Venezuela: aposta em Cuba é uma lufada de ar
Num instante em que o chanceler brasileiro Ernesto Araújo ensinava a novos diplomatas em Brasília que diplomacia se faz com "sangue nas veias", seus colegas do Grupo de Lima injetaram sangue-frio nas negociações para a resolução pacífica da crise na Venezuela. A carta de Cuba entrou formalmente no baralho. Pode resultar em nada. Entretanto, privar-se dessa aposta não seria apenas um erro, mas uma burrice.
Produziu-se uma guinada. O grupo se descola momentaneamente de Washington, onde estão os arqui-inimigos de Nicolás Maduro. Encosta-se em Havana, onde se encontram os amigos mais fraternos do ditador. O objetivo é, claramente, o de instalar no incêndio venezuelano uma porta de emergência. Cruzando-a, Maduro seria conduzido em segurança para Cuba com seus familiares e sequazes.
Integram o Grupo de Lima: Argentina, Brasil, Canadá, Chile, Colômbia, Costa Rica, Guatemala, Honduras, Panamá, Paraguai, Peru e Venezuela (representada por um preposto de Juan Guaidó, que lidera a oposição a Maduro). Além de tentar atrair Cuba para a trincheira da solução diplomática, decidiu-se solicitar uma reunião de emergência com o Grupo Internacional de Contatos da Venezuela.
Criado há três meses por iniciativa da União Europeia, o 'Contatos' é majoritariamente composto por países europeus: Alemanha, França, Itália, Holanda, Portugal, Espanha, Suécia e Reino Unido. Mas tem um puxadinho latino-americano, pois inclui Bolívia, Equador, Uruguai e Costa Rica. O grupo notabiliza-se por defender eleições livres como solução para a encrenca venezuelana, sem especificar quem se encarregaria de organizar o pleito.
A reunião dos grupos pode ocorrer já no início da semana, na Costa Rica, país que integra os dois colegiados. Ao embaralhar as cartas, incluindo no jogo Cuba e os países do 'Contatos', o Grupo de Lima como que renova o ar no porão das negociações em torno da Venezuela. Sai a bruma ideológica. Entra uma lufada de pragmatismo.
Emitido após cerca de cinco horas de conversa, o comunicado desta sexta-feira anota no seu miolo: "Os países do Grupo de Lima decidem fazer as gestões necessárias para que Cuba participe na busca de uma solução para a crise na Venezuela. Igualmente, acordam em propor ao Grupo de Contato Internacional uma urgente reunião de representantes de ambos grupos para buscar a convergência no propósito comum de conseguir o retorno da democracia na Venezuela."
Ironicamente, as novas apostas reforçam o papel secundário desempenhado pelo Brasil.
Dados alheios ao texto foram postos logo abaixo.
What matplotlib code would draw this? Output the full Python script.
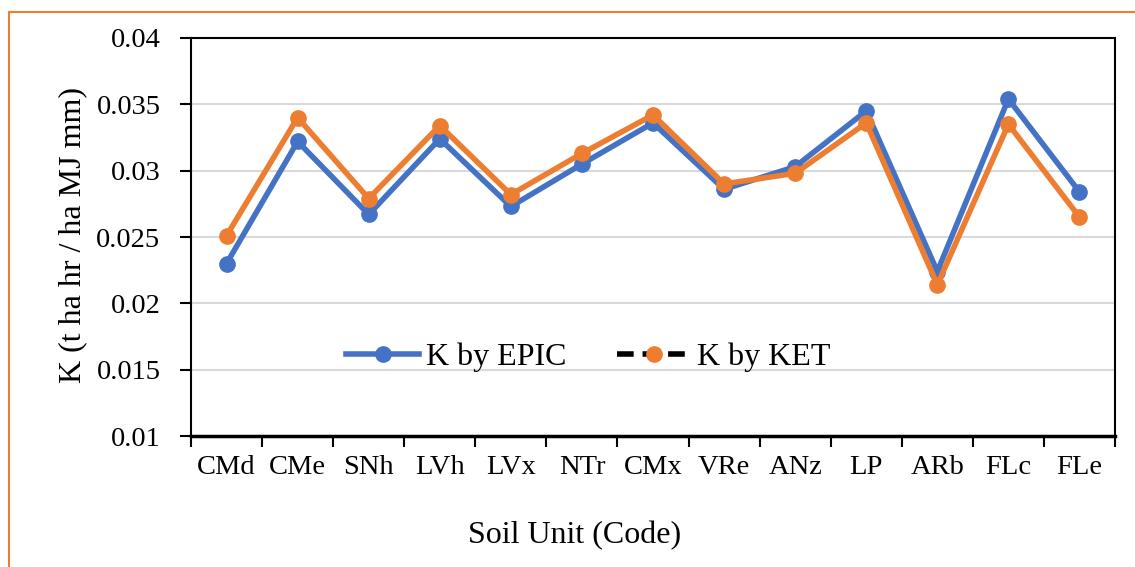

Sob Jair Bolsonaro, Cuba vem sendo tratada com os pés desde o alvorecer do novo governo, quando o capitão mandou embora os médicos cubanos do extinto programa Mais Médicos. Quanto ao Grupo de 'Contatos com a Venezuela', o chanceler Ernesto Araújo já afirmou que "não é uma iniciativa útil".
Resta agora saber que utilidade pretende ter o Brasil nos novos desdobramentos da crise. As orientações recebidas por Araújo no início da semana, em sua visita a Washington, estão com o prazo de validade vencido.
De resto, vai-se descobrir nos próximos dias qual é o tamanho da fenda que oposicionista Juan Guaidó diz ter aberto nas forças armadas venezuelanas. Se a rachadura atingiu o alto comando, Maduro pode se sentir tentado a incluir a carta de Cuba também no seu baralho. Se os generais que sustentam o ditador enxergarem alguma perspectiva de manter os privilégios e a impunidade, a crise continuará pendurada nas manchetes por mais tempo.